DynamoDB on-demand and provisioned capacity - Serverless Applications Lens

DynamoDB on-demand and provisioned capacity

Often within your Serverless applications you will use DynamoDB, Amazon’s fully managed NoSQL database service. Amazon DynamoDB has two pricing models, pricing for on-demand capacity mode and pricing for provisioned capacity mode.

With provisioned capacity you pay for the provision of read and write capacity units for your DynamoDB tables. Whereas with DynamoDB on-demand you pay per request for the data reads and writes that your application performs on your tables.

With on-demand capacity mode, DynamoDB charges you for the data reads and writes your application performs on your tables. You do not need to specify how much read and write throughput you expect your application to perform because DynamoDB instantly accommodates your workloads as they ramp up or down.

With provisioned capacity mode, you specify the number of reads and writes per second that you expect your application to require, and you are billed based on that. Furthermore if you can forecast your capacity requirements you can also reserve a portion of DynamoDB provisioned capacity and optimize your costs even further.

With provisioned capacity you can also use auto scaling to automatically adjust your table’s capacity based on the specified utilization rate to ensure application performance, and also to potentially reduce costs. To configure auto scaling in DynamoDB, set the minimum and maximum levels of read and write capacity in addition to the target utilization percentage.
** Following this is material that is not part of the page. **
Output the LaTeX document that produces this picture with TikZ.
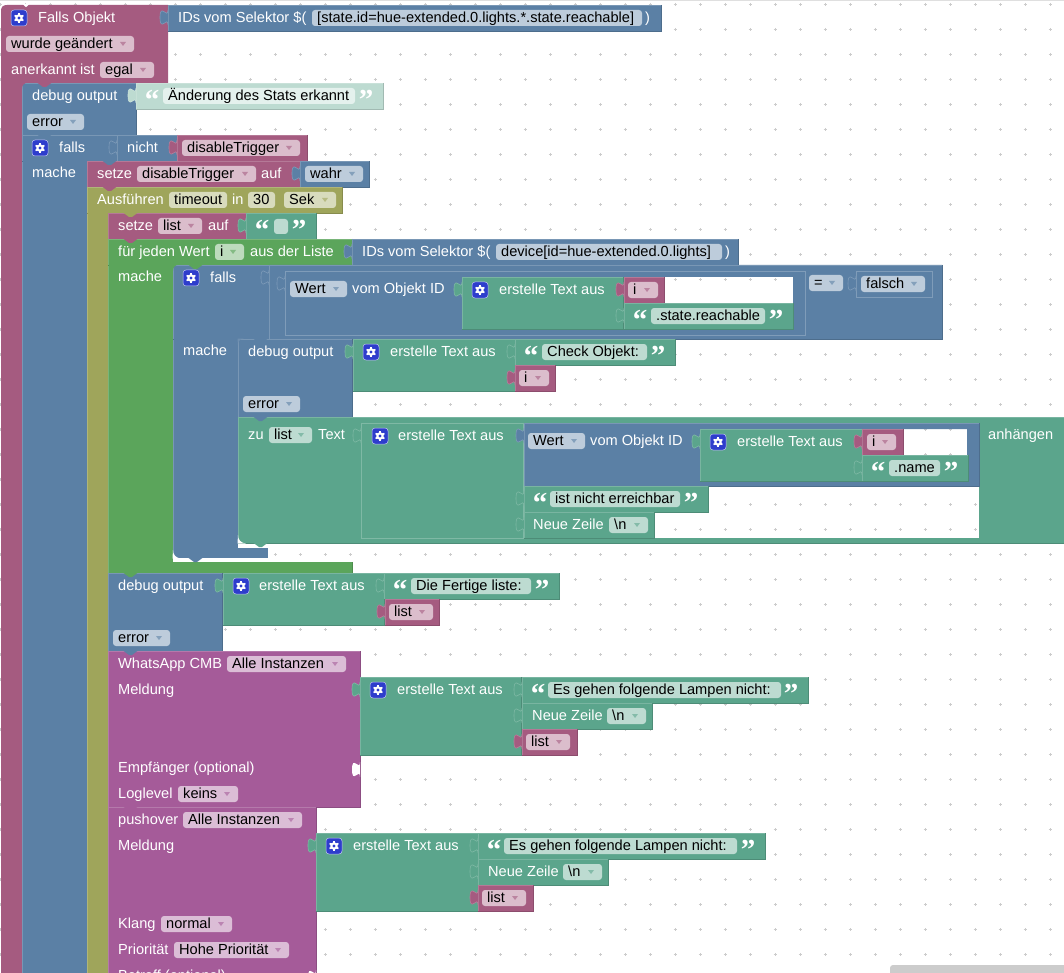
\documentclass[tikz,border=0pt]{standalone}
\usepackage{fontspec}
\setmainfont{Liberation Sans}
\newfontfamily\qfont{Liberation Serif}
\definecolor{ev}{HTML}{A55B80}
\definecolor{bl}{HTML}{5B80A5}
\definecolor{tl}{HTML}{5BA58C}
\definecolor{gn}{HTML}{5BA55B}
\definecolor{ol}{HTML}{9FA55B}
\definecolor{pu}{HTML}{A55B99}
\definecolor{pale}{HTML}{BDDBD1}
\definecolor{gearblue}{HTML}{2E3DCC}
\newcount\nc
\tikzset{
  lbl/.style={anchor=base west,inner sep=0pt,text=white,font=\fontsize{14.6}{16}\selectfont},
  ftx/.style={anchor=base west,inner sep=0pt,text=black,font=\fontsize{14.6}{16}\selectfont},
  qmark/.style={anchor=base,inner sep=0pt,text=white,font=\qfont\bfseries\fontsize{29}{29}\selectfont},
}
\newcommand{\blk}[5]{%
  \fill[#1] (#2,#3) rectangle (#4,#5);
  \draw[#1!82!white,line width=.7pt] (#2,#5) -- (#2,#3) -- (#4,#3);
  \draw[#1!85!black,line width=.7pt] (#4,#3) -- (#4,#5) -- (#2,#5);}
\newcommand{\colm}[5]{%
  \fill[#1] (#2,#3) rectangle (#4,#5);
  \draw[#1!82!white,line width=.7pt] (#2,#3) -- (#2,#5);}
\newcommand{\blkH}[9]{%
  \fill[#1,even odd rule] (#2,#3) rectangle (#4,#5) (#6,#7) rectangle (#8,#9);
  \draw[#1!82!white,line width=.7pt] (#2,#5) -- (#2,#3) -- (#4,#3);
  \draw[#1!85!black,line width=.7pt] (#4,#3) -- (#4,#5) -- (#2,#5);}
\newcommand{\tabb}[3]{% x y colour
  \filldraw[fill=#3,draw=#3!78!white,line width=.6pt] (#1,#2+5) .. controls (#1,#2+15) and (#1-8,#2-3) .. (#1-8,#2+12.5) .. controls (#1-8,#2+28) and (#1,#2+10) .. (#1,#2+20);}
\newcommand{\socket}[2]{%
  \fill[white] (#1,#2+5) .. controls (#1,#2+15) and (#1-8,#2-3) .. (#1-8,#2+12.5) .. controls (#1-8,#2+28) and (#1,#2+10) .. (#1,#2+20) -- cycle;}
\newcommand{\notch}[3]{% x y colour of block above
  \fill[#3] (#1+15,#2-.5) -- (#1+21,#2+4) -- (#1+24,#2+4) -- (#1+30,#2-.5) -- cycle;}
\newcommand{\cornTL}[3]{\fill[#3] (#1-.5,#2-.5) -- (#1+6,#2-.5) .. controls (#1+2,#2) and (#1,#2+2) .. (#1,#2+6) -- cycle;}
\newcommand{\cornBL}[3]{\fill[#3] (#1-.5,#2+.5) -- (#1+8,#2+.5) .. controls (#1+3,#2) and (#1,#2-3) .. (#1,#2-8) -- cycle;}
\newcommand{\lab}[3]{\global\advance\nc by 1 \node[lbl] (t\the\nc) at (#1,#2+4.8) {#3};}
\newcommand{\fld}[5]{% colour x1 x2 yc text
  \global\advance\nc by 1
  \fill[#1!40!white,rounded corners=3pt] (#2,#4-8) rectangle (#3,#4+8);
  \node[ftx] (t\the\nc) at (#2+5,#4+4.8) {#5};}
\newcommand{\fldA}[5]{%
  \fld{#1}{#2}{#3}{#4}{#5}
  \fill[#1!75!white] (#3-14,#4-2) -- (#3-8,#4-2) -- (#3-11,#4+2) -- cycle;}
\newcommand{\qq}[3]{% xleft xright ytop
  \global\advance\nc by 1
  \node[qmark] (t\the\nc) at (#1+16,#3+26.5) {“};
  \global\advance\nc by 1
  \node[qmark] (t\the\nc) at (#2-17,#3+26.5) {”};}
\newcommand{\gear}[2]{%
  \filldraw[fill=gearblue,draw=white!70!gearblue,line width=.5pt,rounded corners=3pt] (#1-8,#2-8) rectangle (#1+8,#2+8);
  \foreach \a in {30,90,...,330} {\draw[white,line width=1.6pt] (#1,#2) ++(\a:2.5) -- ++(\a:2.6);}
  \fill[white] (#1,#2) circle (3.8);
  \fill[gearblue] (#1,#2) circle (1.7);}
\begin{document}
\begin{tikzpicture}[x=1pt,y=-1pt]
\useasboundingbox (0,0) rectangle (1064,973);
\clip (0,0) rectangle (1064,973);
\fill[white] (0,0) rectangle (1064,973);
\draw[gray!25,line width=1pt] (0,0.5) -- (1064,0.5);
% grid
\foreach \gx in {0,25,...,1050} \foreach \gy in {4.5,29.5,...,970} {
  \draw[gray!40,line width=.8pt] (\gx-1.5,\gy) -- (\gx+1.5,\gy) (\gx,\gy-1.5) -- (\gx,\gy+1.5);}
% event block
\fill[ev] (1,11) .. controls (1,7) and (3,5) .. (7,5) -- (168,5) -- (168,83) -- (22,83) -- (22,990) -- (1,990) -- cycle;
\fill[white] (22.5,4) -- (26,7.2) -- (29.5,4) -- cycle;
\blk{bl}{168}{5}{661}{31}
\tabb{168}{5}{bl}
% debug 1
\blk{bl}{22}{83}{136}{135}
\blk{pale}{136}{83}{383}{109}
\cornTL{22}{83}{ev}
% falls 1
\colm{bl}{22}{135}{87}{980}
\blk{bl}{22}{135}{117}{161}
\fill[bl] (23,158) rectangle (86.5,163);
\blk{bl}{117}{135}{177}{161}
\blk{ev}{177}{135}{307}{161}
% setze
\blk{ev}{87}{161}{300}{187}
\blk{bl}{300}{161}{369}{187}
% Ausfuehren
\colm{ol}{87}{187}{108}{980}
\blk{ol}{87}{187}{342}{213}
\fill[ol] (88,210) rectangle (107.5,215);
% setze list
\blk{ev}{108}{213}{246}{239}
\blk{tl}{246}{213}{316}{239}
% fuer jeden
\colm{gn}{108}{239}{173}{573}
\blk{gn}{108}{239}{352}{265}
\fill[gn] (109,262) rectangle (172.5,268);
\fill[gn] (108.5,562) rectangle (352,572.6);
\draw[gn!85!black,line width=.7pt] (352,562) -- (352,573) -- (108,573);
\blk{bl}{352}{239}{738}{265}
% falls 2
\colm{bl}{173}{265}{238}{557.5}
\blk{bl}{173}{265}{269}{339}
\fill[bl] (174,336) rectangle (237.5,342);
\fill[bl] (238,548) rectangle (268,557.5);
\blkH{bl}{269}{265}{942}{339}{664}{277}{793}{303}
\cornTL{173}{265}{gn}
\cornBL{173}{558}{white}
% Wert 1 outline
\draw[bl!78!white,line width=.7pt] (285,271) rectangle (805,335);
\draw[bl!78!white,line width=.7pt] (856,271) rectangle (932,297);
\blk{tl}{462}{277}{623}{329}
\blk{ev}{624}{277}{664}{303}
\blk{tl}{624}{303}{793}{329}
% debug 2
\blk{bl}{238}{339}{352}{417}
\cornTL{238}{339}{bl!88!white}
\blk{tl}{353}{339}{515}{391}
\blk{tl}{515}{339}{675}{365}
\blk{ev}{515}{365}{555}{391}
% zu list
\blkH{tl}{238}{417}{1075}{543}{524}{423}{979}{538}
\cornBL{238}{543}{white}
\draw[tl!78!white,line width=.7pt] (361,423) rectangle (523,538);
\blkH{bl}{524}{423}{979}{486}{903}{429}{967}{455}
\blk{tl}{700}{429}{862}{481}
\blk{ev}{862}{429}{903}{455}
\blk{tl}{862}{455}{968}{481}
\blk{tl}{524}{486}{708}{512}
\blk{tl}{524}{512}{654}{538}
% debug 3
\blk{bl}{108}{573}{222}{651}
\blk{tl}{223}{573}{384}{625}
\blk{tl}{384}{573}{559}{599}
\blk{ev}{385}{599}{439}{625}
% WhatsApp
\blk{pu}{108}{651}{360}{807}
\socket{360}{757}
\blk{tl}{360}{677}{521}{755}
\blk{tl}{522}{677}{808}{703}
\blk{tl}{522}{703}{652}{729}
\blk{ev}{522}{729}{577}{755}
% pushover
\blk{pu}{108}{807}{316}{980}
\socket{316}{965}
\blk{tl}{316}{833}{478}{911}
\blk{tl}{478}{833}{765}{859}
\blk{tl}{478}{859}{608}{885}
\blk{ev}{478}{885}{533}{911}
% tabs
\tabb{136}{83}{pale}
\tabb{117}{135}{bl}
\tabb{177}{135}{ev}
\tabb{300}{161}{bl}
\tabb{246}{213}{tl}
\tabb{352}{239}{bl}
\tabb{269}{265}{bl}
\tabb{285}{271}{bl}
\tabb{462}{277}{tl}
\tabb{624}{277}{ev}
\tabb{624}{303}{tl}
\tabb{856}{271}{bl}
\tabb{353}{339}{tl}
\tabb{515}{339}{tl}
\tabb{515}{365}{ev}
\tabb{361}{423}{tl}
\tabb{524}{423}{bl}
\tabb{524}{486}{tl}
\tabb{524}{512}{tl}
\tabb{700}{429}{tl}
\tabb{862}{429}{ev}
\tabb{862}{455}{tl}
\tabb{223}{573}{tl}
\tabb{384}{573}{tl}
\tabb{385}{599}{ev}
\tabb{360}{677}{tl}
\tabb{522}{677}{tl}
\tabb{522}{703}{tl}
\tabb{522}{729}{ev}
\tabb{316}{833}{tl}
\tabb{478}{833}{tl}
\tabb{478}{859}{tl}
\tabb{478}{885}{ev}
% notches
\notch{22}{83}{ev}
\notch{22}{135}{bl}
\notch{87}{161}{bl}
\notch{87}{187}{ev}
\notch{108}{213}{ol}
\notch{108}{239}{ev}
\notch{173}{265}{gn}
\notch{238}{339}{bl}
\notch{238}{417}{bl}
\notch{238}{543}{tl}
\notch{173}{558}{bl}
\notch{108}{573}{gn}
\notch{108}{651}{bl}
\notch{108}{807}{pu}
% gears
\gear{19}{18}
\gear{40}{148}
\gear{191}{278}
\gear{480}{290}
\gear{371}{352}
\gear{380}{436}
\gear{718}{442}
\gear{241}{586}
\gear{378}{690}
\gear{334}{846}
% texts
\lab{38}{17.5}{Falls Objekt}
\lab{178}{17.5}{IDs vom Selektor \$(}
\fld{bl}{312}{642}{18}{[state.id=hue-extended.0.lights.*.state.reachable]}
\lab{645}{17.5}{)}
\fldA{ev}{6}{134}{44}{wurde geändert}
\lab{11}{70}{anerkannt ist}
\fldA{ev}{100}{154}{70}{egal}
\lab{32}{96}{debug output}
\fld{pale}{163}{355}{96}{Änderung des Stats erkannt}
\qq{136}{383}{83}
\fldA{bl}{27}{84}{122}{error}
\lab{59}{148}{falls}
\lab{32}{173}{mache}
\lab{127}{148}{nicht}
\fldA{ev}{182}{300}{148}{disableTrigger}
\lab{97}{174}{setze}
\fldA{ev}{137}{256}{174}{disableTrigger}
\lab{261}{174}{auf}
\fldA{bl}{305}{363}{174}{wahr}
\lab{97}{200}{Ausführen}
\fld{ol}{169}{227}{200}{timeout}
\lab{232}{200}{in}
\fld{ol}{248}{275}{200}{30}
\fldA{ol}{284}{336}{200}{Sek}
\lab{118}{226}{setze}
\fldA{ev}{158}{202}{226}{list}
\lab{208}{226}{auf}
\qq{246}{316}{213}
\fill[tl!40!white,rounded corners=3pt] (274,219) rectangle (288,234);
\lab{118}{252}{für jeden Wert}
\fldA{gn}{215}{244}{252}{i}
\lab{250}{252}{aus der Liste}
\lab{362}{252}{IDs vom Selektor \$(}
\fld{bl}{496}{722}{252}{device[id=hue-extended.0.lights]}
\lab{725}{252}{)}
\lab{118}{277}{mache}
\lab{210}{278}{falls}
\lab{183}{351}{mache}
\fldA{bl}{290}{347}{289}{Wert}
\lab{352}{289}{vom Objekt ID}
\lab{499}{290}{erstelle Text aus}
\fldA{ev}{628}{658}{290}{i}
\fld{tl}{651}{765}{316}{.state.reachable}
\qq{624}{793}{303}
\fldA{bl}{809}{843}{283}{=}
\fldA{bl}{861}{925}{284}{falsch}
\lab{248}{352}{debug output}
\lab{390}{352}{erstelle Text aus}
\fld{tl}{542}{647}{352}{Check Objekt:}
\qq{515}{675}{339}
\fldA{ev}{519}{549}{378}{i}
\fldA{bl}{243}{300}{404}{error}
\lab{248}{435}{zu}
\fldA{tl}{269}{312}{435}{list}
\lab{318}{435}{Text}
\lab{398}{436}{erstelle Text aus}
\fldA{bl}{528}{585}{441}{Wert}
\lab{590}{441}{vom Objekt ID}
\lab{737}{442}{erstelle Text aus}
\fldA{ev}{867}{896}{442}{i}
\fld{tl}{889}{940}{468}{.name}
\qq{862}{968}{455}
\lab{988}{435}{anhängen}
\fld{tl}{550}{680}{499}{ist nicht erreichbar}
\qq{524}{708}{486}
\lab{533}{525}{Neue Zeile}
\fldA{tl}{609}{648}{525}{\textbackslash n}
\lab{118}{586}{debug output}
\lab{259}{586}{erstelle Text aus}
\fld{tl}{411}{531}{586}{Die Fertige liste:}
\qq{384}{559}{573}
\fldA{ev}{389}{433}{612}{list}
\fldA{bl}{113}{170}{638}{error}
\lab{118}{664}{WhatsApp CMB}
\fldA{pu}{227}{346}{664}{Alle Instanzen}
\lab{118}{690}{Meldung}
\lab{397}{690}{erstelle Text aus}
\fld{tl}{548}{781}{690}{Es gehen folgende Lampen nicht:}
\qq{522}{808}{677}
\lab{532}{716}{Neue Zeile}
\fldA{tl}{607}{646}{716}{\textbackslash n}
\fldA{ev}{526}{570}{742}{list}
\lab{118}{768}{Empfänger (optional)}
\lab{118}{794}{Loglevel}
\fldA{pu}{178}{238}{794}{keins}
\lab{118}{820}{pushover}
\fldA{pu}{183}{302}{820}{Alle Instanzen}
\lab{118}{846}{Meldung}
\lab{353}{846}{erstelle Text aus}
\fld{tl}{504}{737}{846}{Es gehen folgende Lampen nicht:}
\qq{478}{765}{833}
\lab{488}{872}{Neue Zeile}
\fldA{tl}{563}{602}{872}{\textbackslash n}
\fldA{ev}{482}{526}{898}{list}
\lab{118}{924}{Klang}
\fldA{pu}{161}{232}{924}{normal}
\lab{118}{950}{Priorität}
\fldA{pu}{174}{289}{950}{Hohe Priorität}
\lab{118}{976}{Betreff (optional)}
% scrollbar
\fill[gray!40,rounded corners=3pt] (890,965) -- (1070,965) -- (1070,980) -- (890,980) -- cycle;
\end{tikzpicture}
\end{document}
It is important to note that DynamoDB auto scaling modifies provisioned throughput settings only when the actual workload stays elevated or depressed for a sustained period of several minutes. This applies for scaling up or down the provisioned capacity of a DynamoDB table. In the case that you have an occasional usage spike auto scaling might not be able to react in time. This sometimes can be mitigated from DynamoDB burst capacity where DynamoDB reserves a portion of the unused provisioned capacity for later bursts of throughput. The burst capacity is limited though and these extra capacity units can be consumed quickly.

This means that provisioned capacity is probably best for you if you have relatively predictable application traffic, run applications whose traffic is consistent, and ramps up or down gradually.

Whereas on-demand capacity mode is probably best when you have new tables with unknown workloads, unpredictable application traffic and also if you only want to pay exactly for what you use. The on-demand pricing model is ideal for bursty, new, or unpredictable workloads whose traffic can spike in seconds or minutes, and when under-provisioned capacity would impact the user experience.

The optimal DynamoDB pricing model for your use case largely depends on the profile of your application. If the provisioned capacity model with auto scaling is the most suitable for you, we recommend to tune your target utilization for each workload to increase savings and ensure at the same time that capacity is appropriately allocated.